Some within the industry, and some western Colorado counties including Garfield and Mesa counties, have questioned the statewide reach of proposed rules, when Colorado’s ozone problem largely is limited to the Front Range.
Tammy Thompson, a research scientist at Colorado State University, said pollution emitted in the western part of the state likely ends up in Rocky Mountain National Park, where ozone can damage plants.
“We’re seeing a large influence from the western part of Colorado,” she said.
But atmospheric scientist James Wilkinson said there’s no evidence to suggest VOC emission controls outside areas in violation of ozone standards produce benefits for those areas. He also said the state may be overestimating VOC emissions related to oil and gas operations, as well as the effect of those emissions on ozone levels.
One area in western Colorado, Rangely, has been dealing with wintertime ozone levels that are above federal standards, and are thought to be largely a result of oil and gas development occurring mostly to the west in Utah.
Wilkinson described that as a “unique,” wintertime-rather-than-summertime situation, and one that researchers are still seeking to better understand.
Some citizen groups have called for stronger rules for oil and gas facilities close to homes. Kaufman said he thinks the effort to pass rules addressing ozone and climate change also address local emissions in the process.

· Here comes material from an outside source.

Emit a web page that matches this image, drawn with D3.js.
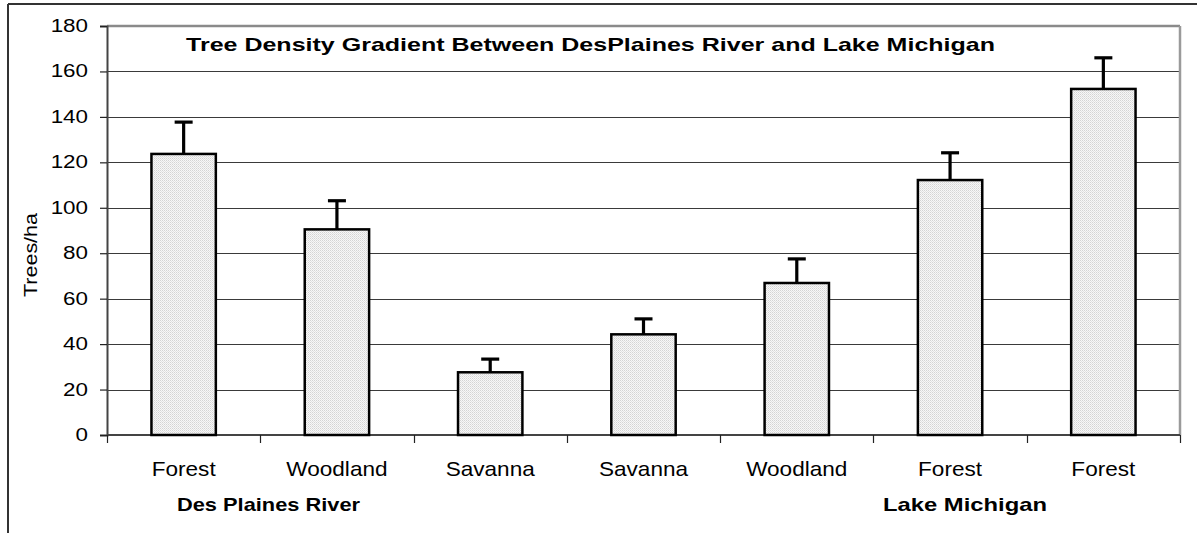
<!DOCTYPE html>
<html>
<head>
<meta charset="utf-8">
<script src="https://cdn.jsdelivr.net/npm/d3@7"></script>
<style>
  html, body { margin: 0; padding: 0; background: #fff; }
  svg { display: block; font-family: Arial, "Liberation Sans", sans-serif; }
</style>
</head>
<body>
<svg id="chart" width="1199" height="533"></svg>
<script>
// ---- data ----
const categories = ["Forest", "Woodland", "Savanna", "Savanna", "Woodland", "Forest", "Forest"];
const values = [123.7, 90.5, 27.6, 44.3, 66.9, 112.2, 152.3];
const errors = [14, 12.6, 5.8, 6.8, 10.6, 12, 13.7];
const yTicks = [0, 20, 40, 60, 80, 100, 120, 140, 160, 180];
const groupLabels = ["Des Plaines River", "Lake Michigan"];
const titleText = "Tree Density Gradient Between DesPlaines River and Lake Michigan";
const yTitle = "Trees/ha";

// ---- layout ----
const W = 1199, H = 533;
const plot = { left: 107, right: 1180, top: 26, bottom: 435 };
const svg = d3.select("#chart");

const defs = svg.append("defs");
const pat = defs.append("pattern").attr("id", "dots")
  .attr("patternUnits", "userSpaceOnUse").attr("width", 2).attr("height", 2);
pat.append("rect").attr("width", 2).attr("height", 2).attr("fill", "#f7f7f7");
pat.append("rect").attr("x", 0).attr("y", 0).attr("width", 1).attr("height", 1).attr("fill", "#d4d4d4");
pat.append("rect").attr("x", 1).attr("y", 1).attr("width", 1).attr("height", 1).attr("fill", "#e2e2e2");

const idx = d3.range(categories.length);
const x = d3.scaleBand().domain(idx).range([plot.left, plot.right]).padding(0);
const y = d3.scaleLinear().domain([0, 180]).range([plot.bottom, plot.top]);

// outer border (top & left visible)
svg.append("line").attr("x1", 8).attr("x2", 1197).attr("y1", 4).attr("y2", 4)
  .attr("stroke", "#333").attr("stroke-width", 2);
svg.append("line").attr("x1", 8).attr("x2", 8).attr("y1", 4).attr("y2", H)
  .attr("stroke", "#333").attr("stroke-width", 2);

// gridlines
svg.append("g").selectAll("line").data(yTicks.filter(d => d > 0 && d < 180)).join("line")
  .attr("x1", plot.left).attr("x2", plot.right)
  .attr("y1", d => Math.round(y(d)) + 0.5).attr("y2", d => Math.round(y(d)) + 0.5)
  .attr("stroke", "#3a3a3a").attr("stroke-width", 1.2);

// plot frame top and right (gray)
svg.append("line").attr("x1", plot.left).attr("x2", plot.right).attr("y1", plot.top).attr("y2", plot.top)
  .attr("stroke", "#8a8a8a").attr("stroke-width", 2.5);
svg.append("line").attr("x1", plot.right).attr("x2", plot.right).attr("y1", plot.top).attr("y2", plot.bottom)
  .attr("stroke", "#9a9a9a").attr("stroke-width", 2.5);

// y axis
const yAxis = d3.axisLeft(y).tickValues(yTicks).tickSize(7).tickFormat("");
const ya = svg.append("g").attr("transform", `translate(${plot.left},0)`).call(yAxis);
ya.select(".domain").attr("stroke", "#444").attr("stroke-width", 2);
ya.selectAll(".tick line").attr("stroke", "#222").attr("stroke-width", 1.2);

// y tick labels (horizontally stretched like the original)
svg.append("g").selectAll("text").data(yTicks).join("text")
  .attr("transform", d => `translate(88,${y(d) + 6}) scale(1.28,1)`)
  .attr("text-anchor", "end").attr("font-size", 17.5).attr("fill", "#000")
  .text(d => d);

// x axis
const xEdges = idx.map(i => x(i)).concat([plot.right]);
const xa = svg.append("g");
xa.append("line").attr("x1", plot.left).attr("x2", plot.right).attr("y1", plot.bottom).attr("y2", plot.bottom)
  .attr("stroke", "#444").attr("stroke-width", 2);
xa.selectAll("line.tk").data(xEdges).join("line").attr("class", "tk")
  .attr("x1", d => Math.round(d) + 0.5).attr("x2", d => Math.round(d) + 0.5)
  .attr("y1", plot.bottom).attr("y2", plot.bottom + 8)
  .attr("stroke", "#222").attr("stroke-width", 1.2);

// bars
const barW = x.bandwidth() * 0.42;
const cx = i => x(i) + x.bandwidth() / 2;
svg.append("g").selectAll("rect").data(idx).join("rect")
  .attr("x", i => cx(i) - barW / 2).attr("width", barW)
  .attr("y", i => y(values[i])).attr("height", i => y(0) - y(values[i]))
  .attr("fill", "url(#dots)").attr("stroke", "#000").attr("stroke-width", 2.5);

// error bars
const eb = svg.append("g").attr("stroke", "#000").attr("stroke-width", 3.2);
eb.selectAll("line.v").data(idx).join("line").attr("class", "v")
  .attr("x1", cx).attr("x2", cx)
  .attr("y1", i => y(values[i])).attr("y2", i => y(values[i] + errors[i]));
eb.selectAll("line.c").data(idx).join("line").attr("class", "c")
  .attr("x1", i => cx(i) - 9).attr("x2", i => cx(i) + 9)
  .attr("y1", i => y(values[i] + errors[i])).attr("y2", i => y(values[i] + errors[i]));

// category labels
svg.append("g").selectAll("text").data(idx).join("text")
  .attr("transform", i => `translate(${cx(i)},476) scale(1.13,1)`)
  .attr("text-anchor", "middle").attr("font-size", 20).attr("fill", "#000")
  .text(i => categories[i]);

// group labels
const groupPos = [{ x: 177, len: 183 }, { x: 883, len: 164 }];
svg.append("g").selectAll("text").data(groupLabels).join("text")
  .attr("x", (d, i) => groupPos[i].x).attr("y", 511)
  .attr("textLength", (d, i) => groupPos[i].len).attr("lengthAdjust", "spacingAndGlyphs")
  .attr("font-size", 19).attr("font-weight", "bold").attr("fill", "#000")
  .text(d => d);

// title
svg.append("text").attr("x", 186).attr("y", 51)
  .attr("textLength", 809).attr("lengthAdjust", "spacingAndGlyphs")
  .attr("font-size", 18.5).attr("font-weight", "bold").attr("fill", "#000")
  .text(titleText);

// y axis title
svg.append("text").attr("transform", "translate(37,255) rotate(-90)")
  .attr("text-anchor", "middle").attr("font-size", 19)
  .attr("textLength", 84).attr("lengthAdjust", "spacingAndGlyphs")
  .attr("fill", "#000").text(yTitle);
</script>
</body>
</html>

But he also acknowledged a lack of research into emissions close to homes.
“Frankly I think there’s more study that needs to be done about what exactly the impacts are,” he said, adding that the results of such studies could indicate what further regulations might be needed.
He said there’s “generally a pretty broad consensus for this proposal,” and that the three companies that helped develop the rules will bear about 75 percent of the cost of compliance.
Said Brian Lockard of Noble Energy, “We do believe they provide an enhanced air quality benefit at a manageable cost.”